Nevertheless, the outcome decidedly wasn't a "massacre,'' as some news outlets reported. Wisconsin's wolf population this year is estimated at 972, down from the 1,100 or so a year ago, but still far above its "recovered'' status.

Knowledgeable wolf researchers weren't surprised by the Wisconsin wolves' resiliency, especially in light of what occurred last year with wolves in Montana and Idaho.

Both states liberalized wolf hunting methods and quotas in 2021 in response to some residents' demands to reduce livestock depredation and the killing by wolves of game animals, particularly elk.
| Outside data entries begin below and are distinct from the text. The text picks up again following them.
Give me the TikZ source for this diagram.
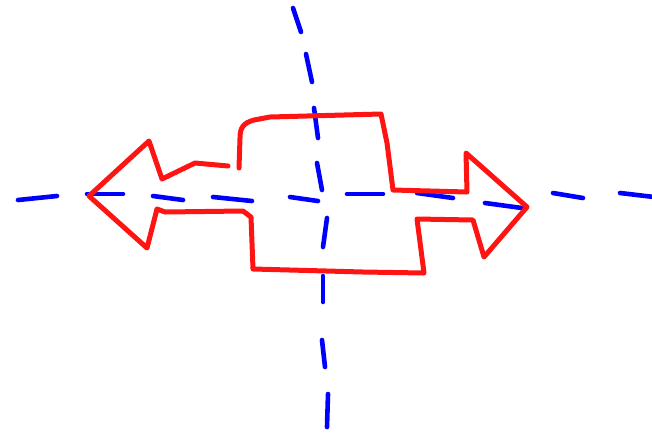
\documentclass[tikz,border=0pt]{standalone}
\begin{document}
\begin{tikzpicture}[x=1pt,y=-1pt,
  redline/.style={draw={rgb,255:red,255;green,20;blue,20},line width=5pt,line join=round,line cap=round},
  bluedash/.style={draw={rgb,255:red,0;green,0;blue,255},line width=4.6pt,line cap=round}]
\useasboundingbox (0,0) rectangle (652,432);
% horizontal dashed axis
\foreach \a/\b in {{(18,200)}/{(57,196)},{(87,194)}/{(123,194)},{(153,196)}/{(183,200)},{(213,197)}/{(252,201)},{(290,197)}/{(318,201)},{(347,194)}/{(383,194)},{(417,193)}/{(453,198)},{(485,203)}/{(522,208)},{(553,193)}/{(583,198)},{(620,193)}/{(654,197)}}
  \draw[bluedash] \a -- \b;
% vertical dashed axis
\foreach \a/\b in {{(293,8)}/{(301,32)},{(306,54)}/{(312,82)},{(314,108)}/{(318,138)},{(317,163)}/{(322,190)},{(327,218)}/{(323,247)},{(323,276)}/{(323,302)},{(322,340)}/{(325,367)},{(328,394)}/{(327,427)}}
  \draw[bluedash] \a -- \b;
% red double arrow outline
\draw[redline] (228,166) -- (195,163) -- (162,179) -- (149,141) -- (89,196)
  -- (147,248) -- (157,209) -- (165,212) -- (243,211) -- (251,217) -- (253,269)
  -- (363,272) -- (424,273) -- (417,219) -- (473,220) -- (484,257) -- (527,207)
  -- (466,153) -- (467,192) -- (393,190) -- (387,143) -- (381,114) -- (270,117)
  -- (254,120) .. controls (243,123) and (240,128) .. (240,138) -- (239,168);
\end{tikzpicture}
\end{document}
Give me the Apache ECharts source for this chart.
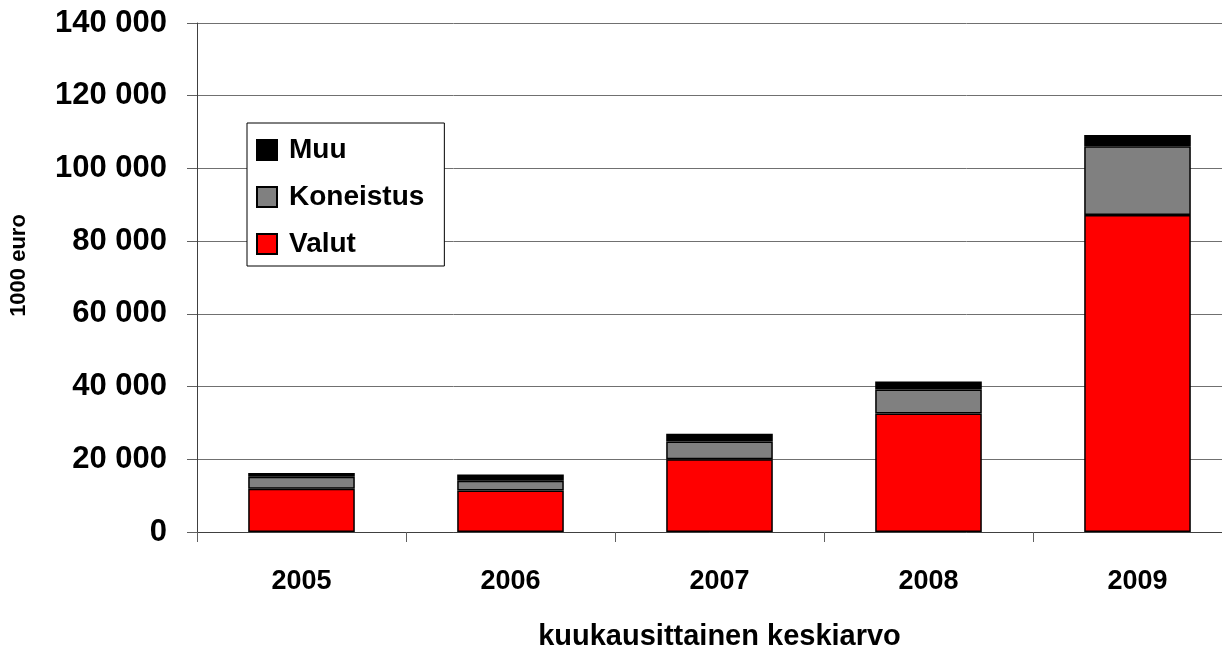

Montana, for example, last year allowed wolf hunters to buy 10 licenses, allowed trappers to kill 10 wolves on a single license, lengthened the wolf trapping season and for the first time allowed baiting, night hunting on private property and snaring of wolves.

Yet the state's wolf kill in 2021-2022 was generally unchanged from 2020-2021.

(Notably, however, on the north edge of Yellowstone Park, more than 20 wolves were killed, mostly in Montana, where in previous years only a handful was allowed to be taken. Many of these wolves, as it turned out, had migrated from the park, and their killing resulted in an uproar and a significantly reduced quota this year in the same area.)

All of which brings us to Minnesota, where, as in Wisconsin and also Michigan, wolves for the time being are federally protected and no hunting or trapping is allowed.

That likely will change, however, and perhaps sooner than later, prompting, if past is prologue, a cacophony of irrationality on both sides of the hunting/no hunting debate, in which the reasoned voices of professional wildlife managers likely will be drowned out.

Those voices will ask:

Want moose to recover in northeast Minnesota?

Then wolf numbers must be reduced somewhat in that region.

Want deer populations to recover in certain parts of central and northern Minnesota, where wolves and occasional tough winters have combined to keep their numbers low?

Then wolf numbers must be reduced somewhat in those areas.

Want livestock depredation to occur less frequently in certain regions of central and northern Minnesota?

Then wolf numbers must be reduced somewhat in those areas.

Will it happen?

Maybe. Maybe not.

Either way, wolves will do what they do. And survive.